UNE ENIGME IRRÉDUCTIBLE

Il y a cinquante ans, Helga et Yann, sans se connaître, fuyaient leur pays natal et trouvaient refuge en Belgique. D’origine juive, ils emportaient avec eux les blessures d’une période noire et douloureuse où chacun à sa manière avait été frappé par l’horreur et la mort violente. Ayant connu l’exil et les difficultés de se voir acceptés dans un milieu où ils étaient d’abord l’étranger avec tout ce que cela suppose d’indifférence, d’incompréhension et trop souvent de mépris, ils vivent aujourd’hui dans un quartier populaire de Bruxelles où se rencontrent un grand nombre d’immigrés et de réfugiés. Devenus « Belges », Helga et Yann sont à leur tour confrontés à l’autre, l’étranger et reproduisent face à lui, les mêmes attitudes d’incompréhension qu’ils ont eux-mêmes connus lors de leur difficile intégration bruxelloise.

Nous / Autres, le dernier film documentaire de Giovanni Cioni se propose d’adapter cette contradiction étonnante en suivant des histoires différentes, quoique semblables, à celle de Yann et d’ Helga et en les confrontant avec beaucoup de pudeur à leur réalité présente. Plus qu’un portrait circonstancié, Nous / Autres est une lente et subtile interrogation sur comment peut-on comprendre la parole de l’autre dans ce qu’elle a d’incompréhensible, voire d’inacceptable? Restituant toute la complexité d’un tel questionnement, Giovanni Cioni travaille son film à partir de ce qui est la pierre angulaire : la relation. Celle d’abord illustrée par récits de Helga et de Yann, celle ensuite qui les voit aux prises avec les autres venus d’ailleurs, celle enfin qui les unit à ceux qui les filment. Très soucieux d’éviter toute réponse stéréotypée, Giovanni Cioni a pensé son film sur un effet de distance qui interdit le jugement réducteur. Il préserve ainsi la part de mystère qui préside à tout rapport à l’autre et qu’il nous restitue alors dans toute la fragile richesse de ses contradictions.
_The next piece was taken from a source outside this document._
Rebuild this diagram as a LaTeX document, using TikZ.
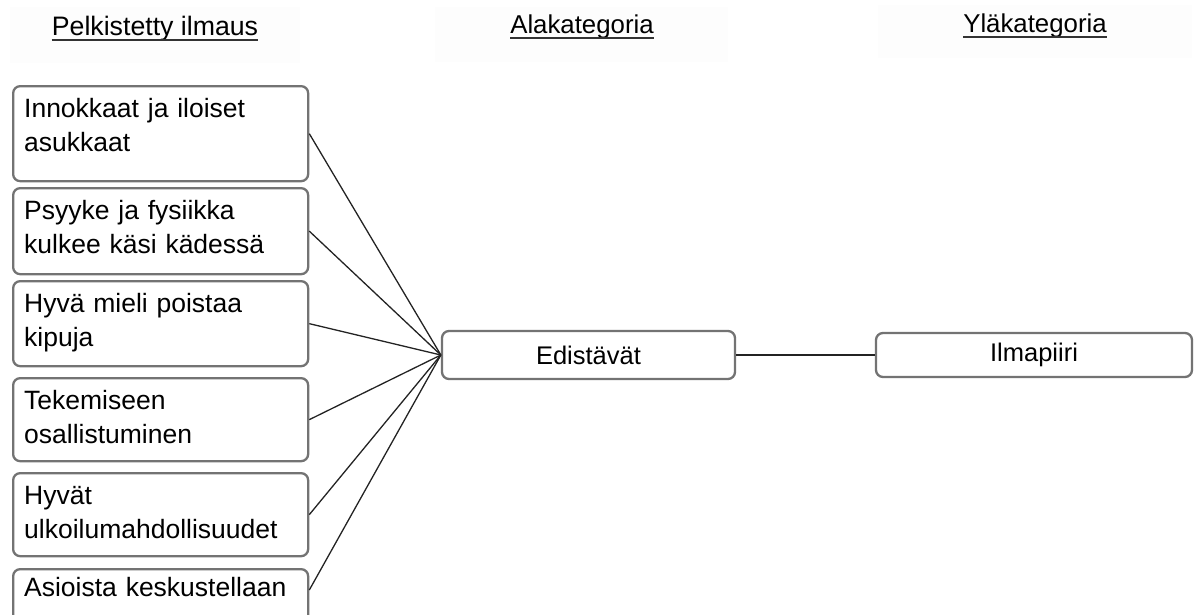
\documentclass[tikz,border=0pt]{standalone}
\usepackage{fontspec}
\setmainfont{Liberation Sans}
\definecolor{boxline}{RGB}{115,115,115}
\definecolor{wire}{RGB}{35,35,35}
\definecolor{bandgray}{RGB}{253,253,253}
\begin{document}
\begin{tikzpicture}[x=1pt,y=-1pt,
  band/.style={fill=bandgray, draw=none},
  head/.style={inner sep=0pt, anchor=base},
  headline/.style={line width=2pt, draw=black!80},
  leaf/.style={draw=boxline, line width=2.3pt, rounded corners=7pt, fill=white,
    anchor=north west, minimum width=295pt, text width=273pt, align=left,
    inner xsep=11pt, inner ysep=0pt, text height=31pt,
    font=\fontsize{26.5}{34.5}\selectfont},
  cat/.style={draw=boxline, line width=2.3pt, rounded corners=7pt, fill=white,
    inner sep=0pt, font=\fontsize{25.5}{30}\selectfont},
  link/.style={draw=wire, line width=1.3pt},
]
\useasboundingbox (0,0) rectangle (1199,614);
\clip (0,0) rectangle (1199,614);

% column headings
\fill[band] (10,7) rectangle (300,63);
\fill[band] (435,7) rectangle (728,62);
\fill[band] (878,5) rectangle (1192,58);
\node[head, font=\fontsize{26.7}{30}\selectfont] (h1) at (155,35) {Pelkistetty ilmaus};
\node[head, font=\fontsize{25.8}{30}\selectfont] (h2) at (582,33) {Alakategoria};
\node[head, font=\fontsize{25.8}{30}\selectfont] (h3) at (1035,32) {Yläkategoria};
\foreach \h in {h1,h2,h3}
  \draw[headline] ([yshift=-4.5pt]\h.base west) -- ([yshift=-4.5pt]\h.base east);

% reduced expressions
\node[leaf, text depth=64pt] (b1) at (12,85)  {Innokkaat ja iloiset\\asukkaat};
\node[leaf, text depth=55pt] (b2) at (12,187) {Psyyke ja fysiikka\\kulkee käsi kädessä};
\node[leaf, text depth=54pt] (b3) at (12,280) {Hyvä mieli poistaa\\kipuja};
\node[leaf, text depth=52pt] (b4) at (12,377) {Tekemiseen\\osallistuminen};
\node[leaf, text depth=52pt] (b5) at (12,472) {Hyvät\\ulkoilumahdollisuudet};
\node[leaf, text height=27pt, text depth=60pt] (b6) at (12,568) {Asioista keskustellaan};

% sub- and main category
\node[cat, minimum width=293pt, minimum height=48pt] (ed) at (588.5,355) {Edistävät};
\node[cat, minimum width=316pt, minimum height=44pt] (il) at (1034,355) {Ilmapiiri};

% connectors
\foreach \b in {b1,b2,b3,b4,b5}
  \draw[link] (\b.east) -- (ed.west);
\draw[link] ([yshift=-22pt]b6.north east) -- (ed.west);
\draw[link, line width=1.5pt] (ed.east) -- (il.west);
\end{tikzpicture}
\end{document}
Nous/Autres commence par la mise en fiction des récits de Yann et d’Helga, joués par deux comédiens dans un appartement au bord de la ruine, aux murs décrépis, lézardés où un semblant de mobilier donne un sentiment de survie précaire. Dès l’abord dans ce travail théâtral véhiculant une vraie émotion, le rapport entre le cadre de vie et la parole qui en livre le parcours est voulu capital, essentiel. On retrouvera par après en découvrant la vie quotidienne de Yann et Helga, un même souci de les inscrire dans la vie et la géométrie de leur quartier, Giovanni Cioni nous fait bien sentir combien l’univers de ses personnages est indissociable des lieux où ils vivent.
Étrange et dérangeant, Nous/Autres développe une mise en scène du réel surprenante et efficace.
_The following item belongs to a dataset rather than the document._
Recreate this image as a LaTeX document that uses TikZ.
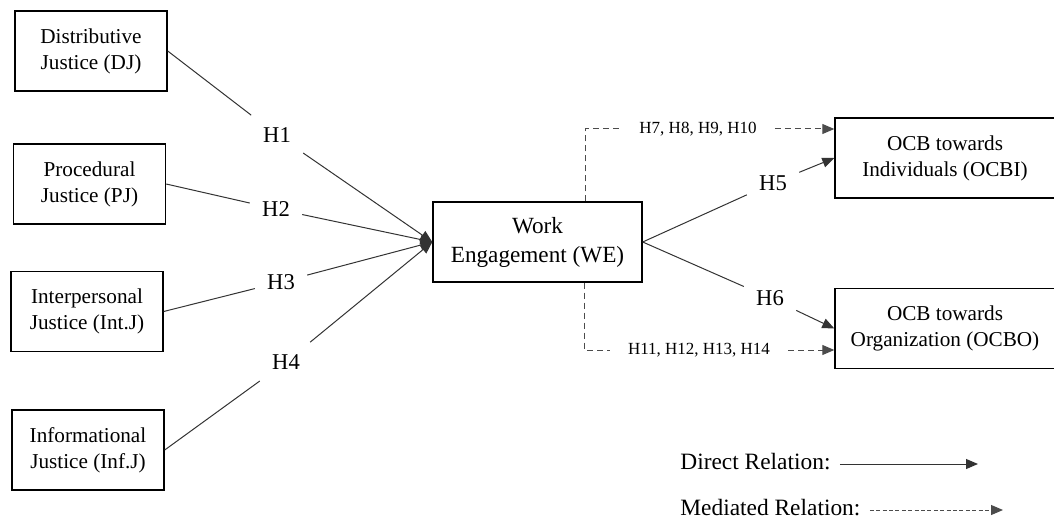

Abandonnant la démarche théâtrale du début, sorte de mise en garde indiquant que regarder le réel est d’abord le propos d’ une fiction personnelle, Giovanni Cioni, sous des allures de narration documentaire, en conserve des traces en faisant jouer certains « étrangers » lors de ses rencontres avec Yann et Helga.Oscillant sans cesse entre fiction et réalité, il casse l’effet interview, parvenant à donner à son propos une portée et une cohérence qui ne laissent pas indifférent.
En travaillant sur la théâtralisation du vécu, Giovanni Cioni réussit à impliquer le spectateur non seulement dans un rapport de sympathie avec les parcours difficiles et contradictoires de Yann et d’Helga mais aussi, et de façon très prenante, dans ces questions périlleuses touchant l’exil quotidien et le racisme ordinaire.
Cinéma de la responsabilité, inventif et jamais attendu, Nous/Autres, malgré une bande-son brutalement confuse et certaines longueurs dues à un montage trop lâche, nous propose un regard neuf et déroutant sur un sujet dont trop souvent le cinéma documentaire nous donne une image convenue en évacuant le vrai problème.
Avec Nous/Autres ce n’est pas le cas et c’est très bien.